I just thought I would add to the community and stop being so anti-social... so um, I don't have ANY before pictures of me. They've either been deleted or lost in the harddrives of various computers that I've used in the past 3 years. I've never actually been picture-friendly, as I always knew something was missing about me. I always HATED seeing myself in pictures that my mom took. If you left me alone with them in a small room and one lighter, they would be burned to a crisp by the time you came back. I hated myself that much. Now... it's a little more manageable, I guess.
So, since I can't provide a before picture, I'll just try to describe what I looked like right before I figured things out. Which would help narrow it down because I have been through so many changes and styles, aesthetically. Not that anyone would particularly care without photos... but, ya, anyway.
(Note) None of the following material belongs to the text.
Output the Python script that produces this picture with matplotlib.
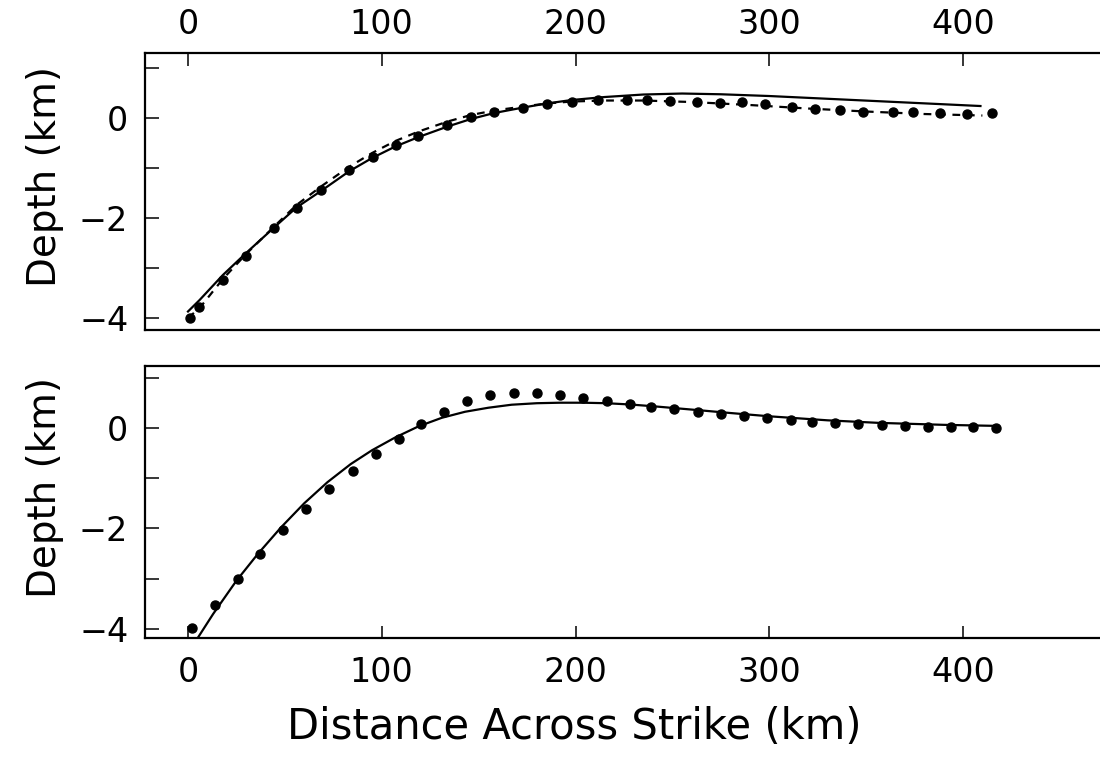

I was a lot heavier then, since I was exercising a LOT about every day. I was thin but athletic, and I weighed roughly 170 lbs at 5 feet 7 inches. I was going through an identity crisis phase so I decided to cut my hair down to about a half an inch. Regardless, it helped add to the "bad boy, super male, punker kid" look I was trying to pull off. Which never worked well at all, for obvious reasons. In other words, it went HORRIBLY. I cannot even begin to describe how badly I was acting, trying to be someone else -- the very thing in males that I find attractive. Doh.
I've been on HRT for about... 7 months now? I now weigh approximately 140-145lbs, still the same height of course. Still feeling... not all there, body wise -- of course.

Here's a picture, that I'm not very proud of, so please bear with me:

Yeeeeah... as you can tell, this was taken by my phone, so the quality is, well, bad. I chose it, though, because it kind of highlights a point in my transition where changes in my body are actually visible. I also chose it because it's rather blurry and that comforts me because I think it buffs out the acne and crud that I tried so hard to conceal... LOL! So, when I'm feeling more confident, I may return... to torture you all with my really long posts, with lots and lots of words.